▶ _What the exercise asks_:
Look for the string "code" in every line, and copy each line that has it.

▶ _Material provided_:
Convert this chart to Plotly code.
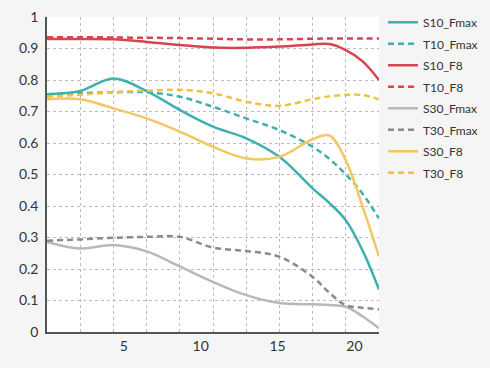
import plotly.graph_objects as go

x_pos = [0, 2.16, 4.32, 6.48, 8.64, 10.8, 12.96, 15.12, 17.28, 18.36, 19.44, 20.52, 21.6]

S10_Fmax = [0.755, 0.765, 0.805, 0.765, 0.705, 0.652, 0.615, 0.556, 0.456, 0.41, 0.355, 0.26, 0.135]
T10_Fmax = [0.755, 0.758, 0.761, 0.761, 0.747, 0.715, 0.678, 0.641, 0.588, 0.55, 0.50, 0.44, 0.36]
S10_F8 = [0.930, 0.930, 0.929, 0.921, 0.911, 0.903, 0.902, 0.906, 0.913, 0.914, 0.895, 0.86, 0.80]
T10_F8 = [0.936, 0.936, 0.935, 0.934, 0.933, 0.931, 0.929, 0.929, 0.931, 0.932, 0.932, 0.932, 0.932]
S30_Fmax = [0.286, 0.265, 0.276, 0.256, 0.208, 0.159, 0.117, 0.092, 0.088, 0.086, 0.08, 0.05, 0.012]
T30_Fmax = [0.290, 0.294, 0.299, 0.302, 0.302, 0.268, 0.257, 0.239, 0.175, 0.125, 0.085, 0.077, 0.072]
S30_F8 = [0.739, 0.739, 0.710, 0.678, 0.636, 0.588, 0.551, 0.556, 0.612, 0.624, 0.545, 0.40, 0.24]
T30_F8 = [0.747, 0.753, 0.761, 0.766, 0.769, 0.758, 0.731, 0.718, 0.739, 0.748, 0.753, 0.752, 0.739]

x_ticks = [5, 10, 15, 20]
y_ticks = [0, 0.1, 0.2, 0.3, 0.4, 0.5, 0.6, 0.7, 0.8, 0.9, 1]
y_labels = ["0", "0.1", "0.2", "0.3", "0.4", "0.5", "0.6", "0.7", "0.8", "0.9", "1"]

series = [
    ("S10_Fmax", S10_Fmax, "#3fb0ad", "solid"),
    ("T10_Fmax", T10_Fmax, "#3fb0ad", "dash"),
    ("S10_F8", S10_F8, "#d7444e", "solid"),
    ("T10_F8", T10_F8, "#d7444e", "dash"),
    ("S30_Fmax", S30_Fmax, "#b8b8b8", "solid"),
    ("T30_Fmax", T30_Fmax, "#8a8a8a", "dash"),
    ("S30_F8", S30_F8, "#f5c665", "solid"),
    ("T30_F8", T30_F8, "#f0c040", "dash"),
]

fig = go.Figure()
for name, vals, color, dash in series:
    fig.add_trace(go.Scatter(
        x=x_pos, y=vals, name=name, mode="lines", legendgroup=name,
        line=dict(color=color, width=2.5, dash="6px,4px" if dash == "dash" else "solid",
                  shape="spline", smoothing=1.0),
    ))

fig.update_layout(
    width=490, height=368,
    margin=dict(l=47, r=111, t=17, b=36, autoexpand=False),
    paper_bgcolor="#f5f5f5",
    plot_bgcolor="#ffffff",
    font=dict(family="Lato, sans-serif", color="#333333", size=13),
    showlegend=True,
    legend=dict(x=1.012, xanchor="left", y=1.029, yanchor="top",
                font=dict(size=12, color="#333333"), itemwidth=30,
                bgcolor="rgba(0,0,0,0)", tracegroupgap=2.5),
    xaxis=dict(range=[0, 21.6], tickmode="array", tickvals=x_ticks,
               showgrid=False, zeroline=False, showline=True, linecolor="#555555", linewidth=1.5,
               ticks="", tickfont=dict(size=14),
               minor=dict(tick0=0, dtick=2.16, showgrid=True, gridcolor="#bbbbbb",
                          griddash="3px,3px", gridwidth=1, ticks="")),
    yaxis=dict(range=[0, 1.0], tickmode="array", tickvals=y_ticks, ticktext=y_labels,
               showgrid=True, gridcolor="#bbbbbb", griddash="3px,3px", gridwidth=1,
               zeroline=False, showline=True, linecolor="#555555", linewidth=1.5,
               ticks="", tickfont=dict(size=14), ticklabelstandoff=4),
)

fig.write_html("out.html", config={"displayModeBar": False},
               post_script="document.body.style.margin='0';")
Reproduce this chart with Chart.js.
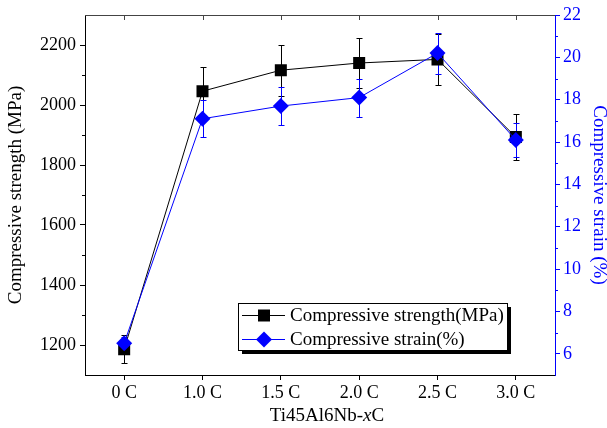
<!DOCTYPE html>
<html>
<head>
<meta charset="utf-8">
<script src="https://cdn.jsdelivr.net/npm/chart.js@4.4.1/dist/chart.umd.min.js"></script>
<style>
  html, body { margin: 0; padding: 0; background: #fff; }
  canvas { display: block; }
</style>
</head>
<body>
<canvas id="chart" width="607" height="428"></canvas>
<script>
// ── Data ──
const categories   = ['0 C', '1.0 C', '1.5 C', '2.0 C', '2.5 C', '3.0 C'];
const strength     = [1186, 2046, 2116, 2140, 2152, 1893];   // MPa
const strengthErr  = [47, 80, 85, 82, 84, 76];
const strain       = [6.5, 17.1, 17.7, 18.1, 20.2, 16.1];    // %
const strainErr    = [0.3, 0.87, 0.89, 0.9, 0.97, 0.8];
const strengthTicks = [1200, 1400, 1600, 1800, 2000, 2200];
const strainTicks   = [6, 8, 10, 12, 14, 16, 18, 20, 22];

const FONT  = 'Liberation Serif, Times New Roman, serif';
const BLUE  = '#0000FF';
const BLACK = '#000000';

// ── Error bars (drawn under the markers) ──
const errorBars = {
  id: 'errorBars',
  beforeDatasetsDraw(chart) {
    const ctx = chart.ctx;
    chart.data.datasets.forEach((ds, i) => {
      const meta = chart.getDatasetMeta(i);
      const ys = chart.scales[ds.yAxisID];
      ctx.save();
      ctx.strokeStyle = ds.borderColor;
      ctx.lineWidth = 1;
      meta.data.forEach((pt, j) => {
        const x = Math.round(pt.x) + 0.5;
        const yt = Math.round(ys.getPixelForValue(ds.data[j] + ds.errors[j])) + 0.5;
        const yb = Math.round(ys.getPixelForValue(ds.data[j] - ds.errors[j])) + 0.5;
        ctx.beginPath();
        ctx.moveTo(x, yt); ctx.lineTo(x, yb);
        ctx.moveTo(x - 3, yt); ctx.lineTo(x + 3, yt);
        ctx.moveTo(x - 3, yb); ctx.lineTo(x + 3, yb);
        ctx.stroke();
      });
      ctx.restore();
    });
  }
};

// ── Top frame line, top ticks, minor ticks ──
const frame = {
  id: 'frame',
  beforeDatasetsDraw(chart) {
    const { ctx, chartArea: a, scales } = chart;
    ctx.save();
    ctx.lineWidth = 1;
    ctx.strokeStyle = '#444';
    ctx.beginPath();
    ctx.moveTo(a.left, a.top + 0.5); ctx.lineTo(a.right, a.top + 0.5);
    categories.forEach((c, i) => {
      const x = Math.round(scales.x.getPixelForValue(i)) + 0.5;
      ctx.moveTo(x, a.top); ctx.lineTo(x, a.top + 5);
    });
    ctx.stroke();

    ctx.strokeStyle = BLACK;
    ctx.beginPath();
    for (let k = 0; k < strengthTicks.length - 1; k++) {
      const y = Math.round(scales.yL.getPixelForValue((strengthTicks[k] + strengthTicks[k + 1]) / 2)) + 0.5;
      ctx.moveTo(a.left - 3, y); ctx.lineTo(a.left, y);
    }
    ctx.stroke();

    ctx.strokeStyle = BLUE;
    ctx.beginPath();
    for (let k = 0; k < strainTicks.length - 1; k++) {
      const y = Math.round(scales.yR.getPixelForValue((strainTicks[k] + strainTicks[k + 1]) / 2)) + 0.5;
      ctx.moveTo(a.right, y); ctx.lineTo(a.right + 3, y);
    }
    ctx.stroke();
    ctx.restore();
  }
};

// ── Boxed legend with drop shadow + x-axis title with italic x ──
const legendBox = {
  id: 'legendBox',
  afterDraw(chart) {
    const { ctx, chartArea: a } = chart;
    const bx = a.left + 153, by = a.top + 288, bw = 269, bh = 47;
    ctx.save();
    ctx.fillStyle = BLACK;
    ctx.fillRect(bx + 4, by + 4, bw, bh);
    ctx.fillStyle = '#fff';
    ctx.fillRect(bx, by, bw, bh);
    ctx.strokeStyle = BLACK;
    ctx.lineWidth = 1;
    ctx.strokeRect(bx + 0.5, by + 0.5, bw, bh);

    ctx.font = '19px ' + FONT;
    ctx.textBaseline = 'middle';
    chart.data.datasets.forEach((ds, i) => {
      const y = by + 12.5 + i * 24;
      const mx = bx + 26;
      ctx.strokeStyle = ds.borderColor;
      ctx.beginPath();
      ctx.moveTo(bx + 4, y); ctx.lineTo(bx + 47, y);
      ctx.stroke();
      ctx.fillStyle = ds.backgroundColor;
      ctx.beginPath();
      if (ds.pointStyle === 'rect') {
        ctx.rect(mx - 6, y - 6, 12, 12);
      } else {
        ctx.moveTo(mx, y - 8); ctx.lineTo(mx + 8, y); ctx.lineTo(mx, y + 8); ctx.lineTo(mx - 8, y);
        ctx.closePath();
      }
      ctx.fill();
      ctx.fillStyle = BLACK;
      ctx.fillText(ds.label, bx + 52, y + 1);
    });

    // x title: Ti45Al6Nb-xC (x in italic)
    const parts = [['Ti45Al6Nb-', ''], ['x', 'italic '], ['C', '']];
    let total = 0;
    parts.forEach(p => { ctx.font = p[1] + '19px ' + FONT; total += ctx.measureText(p[0]).width; });
    let x = (a.left + a.right) / 2 + 7 - total / 2;
    ctx.fillStyle = BLACK;
    ctx.textBaseline = 'alphabetic';
    parts.forEach(p => {
      ctx.font = p[1] + '19px ' + FONT;
      ctx.fillText(p[0], x, 421);
      x += ctx.measureText(p[0]).width;
    });
    ctx.restore();
  }
};

new Chart(document.getElementById('chart'), {
  type: 'line',
  data: {
    labels: categories,
    datasets: [
      {
        label: 'Compressive strength(MPa)',
        data: strength,
        errors: strengthErr,
        yAxisID: 'yL',
        borderColor: BLACK,
        backgroundColor: BLACK,
        borderWidth: 1,
        pointStyle: 'rect',
        pointRadius: 8.5,
        pointBorderWidth: 0,
        tension: 0,
        order: 2,
      },
      {
        label: 'Compressive strain(%)',
        data: strain,
        errors: strainErr,
        yAxisID: 'yR',
        borderColor: BLUE,
        backgroundColor: BLUE,
        borderWidth: 1,
        pointStyle: 'rectRot',
        pointRadius: 8,
        pointBorderWidth: 0,
        tension: 0,
        order: 1,
      },
    ],
  },
  options: {
    responsive: false,
    animation: false,
    layout: { padding: { top: 15, left: 0, right: 0, bottom: 0 } },
    plugins: {
      legend: { display: false },
      tooltip: { enabled: false },
    },
    scales: {
      x: {
        type: 'category',
        offset: true,
        grid: { offset: false, drawOnChartArea: false, tickLength: 5, color: BLACK },
        border: { color: BLACK, width: 1 },
        ticks: { color: BLACK, font: { family: FONT, size: 18 }, padding: 2, maxRotation: 0 },
        afterFit: (s) => { s.height = 53; },
      },
      yL: {
        type: 'linear',
        position: 'left',
        min: 1100,
        max: 2300,
        afterBuildTicks: (s) => { s.ticks = strengthTicks.map(v => ({ value: v })); },
        grid: { drawOnChartArea: false, tickLength: 5, color: BLACK },
        border: { color: BLACK, width: 1 },
        ticks: { color: BLACK, font: { family: FONT, size: 18 }, padding: 4, callback: (v) => String(v) },
        title: {
          display: true, text: 'Compressive strength (MPa)', color: BLACK,
          font: { family: FONT, size: 19, lineHeight: 1 }, padding: { top: 7, bottom: 0 },
        },
        afterFit: (s) => { s.width = 85; },
      },
      yR: {
        type: 'linear',
        position: 'right',
        min: 5,
        max: 22,
        afterBuildTicks: (s) => { s.ticks = strainTicks.map(v => ({ value: v })); },
        grid: { drawOnChartArea: false, tickLength: 5, color: BLUE },
        border: { color: BLUE, width: 1 },
        ticks: { color: BLUE, font: { family: FONT, size: 18 }, padding: 3, callback: (v) => String(v) },
        title: {
          display: true, text: 'Compressive strain (%)', color: BLUE,
          font: { family: FONT, size: 19, lineHeight: 1 }, padding: { top: -1, bottom: 0 },
        },
        afterFit: (s) => { s.width = 52; },
      },
    },
  },
  plugins: [errorBars, frame, legendBox],
});
</script>
</body>
</html>
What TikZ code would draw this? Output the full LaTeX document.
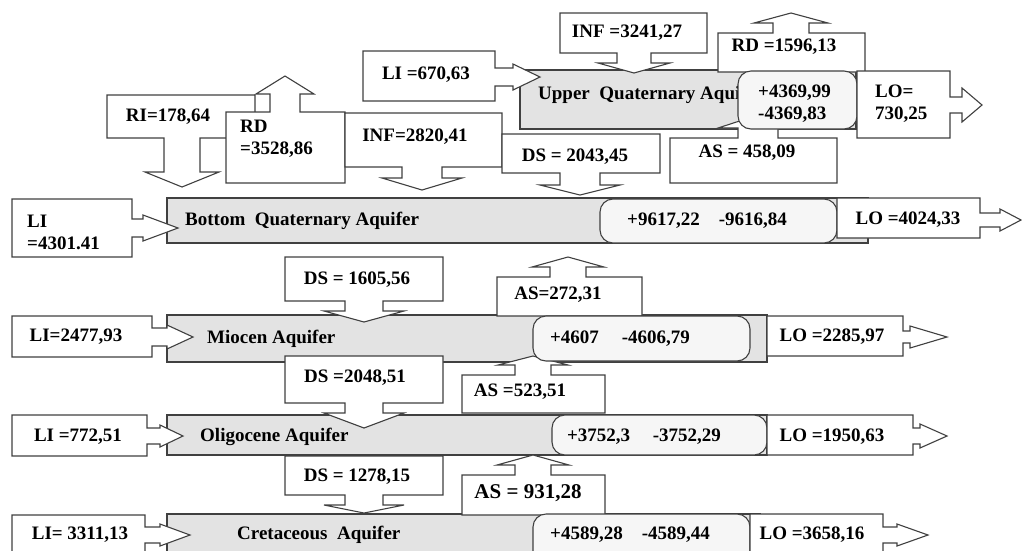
\documentclass[tikz,border=0pt]{standalone}
\usepackage{fontspec}
\setmainfont{Liberation Serif}
\usepackage{tikz}

\newcommand{\downcall}[9]{\draw[cbox] (#1,#2) -- (#3,#2) -- (#3,#4) -- ({#5+#6},#4) -- ({#5+#6},#8) -- ({#5+#7},#8) -- (#5,#9) -- ({#5-#7},#8) -- ({#5-#6},#8) -- ({#5-#6},#4) -- (#1,#4) -- cycle;}
\newcommand{\upcall}[9]{\draw[cbox] (#1,#4) -- (#3,#4) -- (#3,#2) -- ({#5+#6},#2) -- ({#5+#6},#8) -- ({#5+#7},#8) -- (#5,#9) -- ({#5-#7},#8) -- ({#5-#6},#8) -- ({#5-#6},#2) -- (#1,#2) -- cycle;}
\newcommand{\rightcall}[9]{\draw[cbox] (#1,#2) -- (#3,#2) -- (#3,{#5-#6}) -- (#8,{#5-#6}) -- (#8,{#5-#7}) -- (#9,#5) -- (#8,{#5+#7}) -- (#8,{#5+#6}) -- (#3,{#5+#6}) -- (#3,#4) -- (#1,#4) -- cycle;}

\begin{document}
\begin{tikzpicture}[x=1pt,y=-1pt]
	\tikzstyle{cbox}=[draw=black!75,fill=white,line width=1.1pt]
	\tikzstyle{aquifer}=[draw=black!75,fill=gray!22,line width=1.1pt]
	\tikzstyle{balance}=[draw=black!75,fill=gray!7,line width=1.1pt,rounded corners=13pt]
	\tikzstyle{lbl}=[inner sep=0pt,font=\bfseries\fontsize{19}{22}\selectfont]

	\useasboundingbox (0,0) rectangle (1022,550);
	\clip (0,0) rectangle (1022,550);

	\draw[aquifer] (520,70) rectangle (856,129);
	\node[lbl,anchor=west](upper) at (538,95) {Upper\hspace{0.25em} Quaternary Aquifer};
	\draw[aquifer] (167,198) rectangle (868,243);
	\node[lbl,anchor=west](bottom) at (185,221) {Bottom\hspace{0.25em} Quaternary Aquifer};
	\draw[aquifer] (167,315) rectangle (767,362);
	\node[lbl,anchor=west](miocen) at (207,339) {Miocen Aquifer};
	\draw[aquifer] (167,415) rectangle (767,455);
	\node[lbl,anchor=west](oligo) at (200,437) {Oligocene Aquifer};
	\draw[aquifer] (167,514) rectangle (760,600);
	\node[lbl,anchor=west](creta) at (237,535) {Cretaceous\hspace{0.25em} Aquifer};

	\downcall{560}{13}{707}{53}{634}{17}{36}{63}{73}
	\node[lbl](infU) at (627,33) {INF =3241,27};
	\upcall{718}{33}{865}{72}{791}{18}{37}{23}{13}
	\node[lbl](rdU) at (784,47) {RD =1596,13};
	\rightcall{363}{51}{495}{101}{77}{9}{13}{513}{540}
	\node[lbl](liU) at (426,75) {LI =670,63};
	\upcall{670}{138}{837}{183}{758}{20}{40}{128}{115}
	\node[lbl](asU) at (747,153) {AS = 458,09};

	\downcall{107}{95}{255}{138}{182}{18}{37}{172}{187}
	\node[lbl](riB) at (168,117) {RI=178,64};
	\upcall{226}{112}{345}{183}{285}{15}{29}{94}{76}
	\node[lbl,anchor=west,align=left](rdB) at (240,139) {RD\\=3528,86};
	\downcall{345}{113}{502}{167}{422}{20}{40}{178}{190}
	\node[lbl](infB) at (415,137) {INF=2820,41};
	\downcall{502}{134}{660}{173}{580}{20}{40}{185}{195}
	\node[lbl](dsB) at (575,157) {DS = 2043,45};
	\rightcall{12}{199}{132}{257}{228}{9}{13}{143}{178}
	\node[lbl,anchor=west,align=left](liB) at (27,232) {LI\\=4301.41};

	\downcall{285}{257}{443}{301}{364}{19}{40}{311}{322}
	\node[lbl](dsM) at (357,280) {DS = 1605,56};
	\upcall{497}{277}{642}{316}{568}{18}{36}{267}{257}
	\node[lbl](asM) at (558,295) {AS=272,31};
	\rightcall{12}{316}{152}{357}{337}{9}{12}{167}{193}
	\node[lbl](liM) at (76,337) {LI=2477,93};
	\upcall{462}{375}{605}{413}{533}{18}{35}{365}{356}
	\node[lbl](asO) at (520,392) {AS =523,51};

	\downcall{285}{356}{443}{403}{364}{19}{40}{413}{428}
	\node[lbl](dsO) at (355,378) {DS =2048,51};
	\rightcall{12}{415}{147}{456}{436}{8}{11}{160}{183}
	\node[lbl](liO) at (78,437) {LI =772,51};
	\upcall{462}{475}{605}{515}{533}{18}{36}{465}{455}
	\node[lbl,font=\bfseries\fontsize{21}{24}\selectfont](asC) at (528,493) {AS = 931,28};

	\downcall{285}{456}{443}{495}{364}{19}{40}{505}{513}
	\node[lbl](dsC) at (357,477) {DS = 1278,15};
	\rightcall{12}{515}{145}{600}{535}{8}{11}{160}{190}
	\node[lbl](liC) at (80,535) {LI= 3311,13};

	\draw[balance] (738,71) rectangle (857,129);
	\node[lbl,anchor=west,align=left](balU) at (758,104) {+4369,99\\-4369,83};
	\draw[balance] (600,199) rectangle (837,243);
	\node[lbl](balB) at (707,221) {+9617,22\hspace{1em}-9616,84};
	\draw[balance] (533,316) rectangle (750,361);
	\node[lbl](balM) at (620,339) {+4607\hspace{1.2em}-4606,79};
	\draw[balance] (552,415) rectangle (767,455);
	\node[lbl](balO) at (644,437) {+3752,3\hspace{1.2em}-3752,29};
	\draw[balance] (533,514) rectangle (750,600);
	\node[lbl](balC) at (630,535) {+4589,28\hspace{1em}-4589,44};

	\rightcall{857}{71}{950}{138}{105}{8}{17}{962}{982}
	\node[lbl,anchor=west,align=left](loU) at (875,104) {LO=\\730,25};
	\rightcall{837}{198}{980}{238}{220}{7}{11}{1000}{1021}
	\node[lbl](loB) at (908,220) {LO =4024,33};
	\rightcall{767}{316}{903}{356}{337}{6}{11}{910}{947}
	\node[lbl](loM) at (832,337) {LO =2285,97};
	\rightcall{767}{415}{913}{455}{436}{8}{12}{920}{947}
	\node[lbl](loO) at (832,437) {LO =1950,63};
	\rightcall{750}{514}{883}{600}{535}{8}{11}{897}{928}
	\node[lbl](loC) at (812,535) {LO =3658,16};
\end{tikzpicture}
\end{document}
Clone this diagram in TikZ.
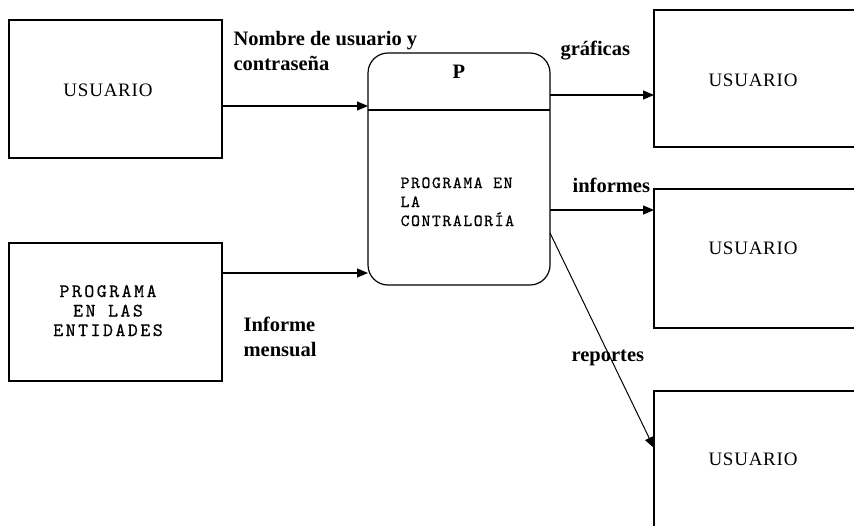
\documentclass[tikz,border=0pt]{standalone}
\usepackage{fontspec}
\setmainfont{Liberation Serif}
\newfontfamily\monof{lmmono10-regular.otf}[LetterSpace=9,FakeBold=0.6]
\newfontfamily\monog{lmmono10-regular.otf}[LetterSpace=13,FakeBold=0.6]
\newfontfamily\usuf{Liberation Serif}[LetterSpace=4]
\usetikzlibrary{arrows.meta}
\begin{document}
\begin{tikzpicture}[x=1pt,y=-1pt,
  line width=1.2pt,
  box/.style={draw,inner sep=0pt,outer sep=0pt},
  arr/.style={-{Triangle[length=11pt,width=9pt]}},
  lbl/.style={font=\fontsize{20.5}{25}\selectfont\bfseries,inner sep=0pt},
  usu/.style={font=\fontsize{19}{22}\usuf,inner sep=0pt},
  mono/.style={font=\fontsize{17}{19}\monof,inner sep=0pt}]
\useasboundingbox (0,0) rectangle (854,525);
\fill[white] (0,0) rectangle (854,525);
\clip (0,0) rectangle (854,525);
% left boxes
\node[box,minimum width=213pt,minimum height=138pt] (b1) at (115.5,89) {};
\node[usu] (t1) at (108,90) {USUARIO};
\node[box,minimum width=213pt,minimum height=138pt] (b2) at (115.5,312) {};
\node[align=center,inner sep=0pt,font=\fontsize{19}{19.5}\monog,anchor=base] (t2) at (108,336) {PROGRAMA\\EN LAS\\ENTIDADES};
% process
\node[box,rounded corners=20pt,minimum width=182pt,minimum height=232pt] (proc) at (459,169) {};
\draw (proc.west |- 0,110) -- (proc.east |- 0,110);
\node[lbl,anchor=base] (p) at (459,78) {P};
\node[mono,align=left,anchor=base west] (pt) at (400,226) {PROGRAMA EN\\LA\\CONTRALORÍA};
% right boxes
\node[box,minimum width=240pt,minimum height=137pt] (ba) at (774,78.5) {};
\node[usu] (ta) at (753,80) {USUARIO};
\node[box,minimum width=240pt,minimum height=139pt] (bb) at (774,258.5) {};
\node[usu] (tb) at (753,248) {USUARIO};
\node[box,minimum width=240pt,minimum height=169pt] (bc) at (774,475.5) {};
\node[usu] (tc) at (753,459) {USUARIO};
% arrows
\draw[arr] (b1.east |- 0,106) -- (proc.west |- 0,106);
\draw[arr] (b2.east |- 0,273) -- (proc.west |- 0,273);
\draw[arr] (proc.east |- 0,95) -- (ba.west |- 0,95);
\draw[arr] (proc.east |- 0,210) -- (bb.west |- 0,210);
\draw[arr,line width=1pt] (proc.east |- 0,233) -- (bc.west |- 0,448);
% labels
\node[lbl,align=left,anchor=north west] (l1) at (233,31) {Nombre de usuario y\\contraseña};
\node[lbl,align=left,anchor=north west] (l2) at (243,316) {Informe\\mensual};
\node[lbl,anchor=base west] (l3) at (560,55) {gráficas};
\node[lbl,anchor=base west] (l4) at (572,192) {informes};
\node[lbl,anchor=base west] (l5) at (571,361) {reportes};
\end{tikzpicture}
\end{document}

▶ _Result_:
Convert this chart to Plotly code.
What TikZ code would draw this? Output the full LaTeX document.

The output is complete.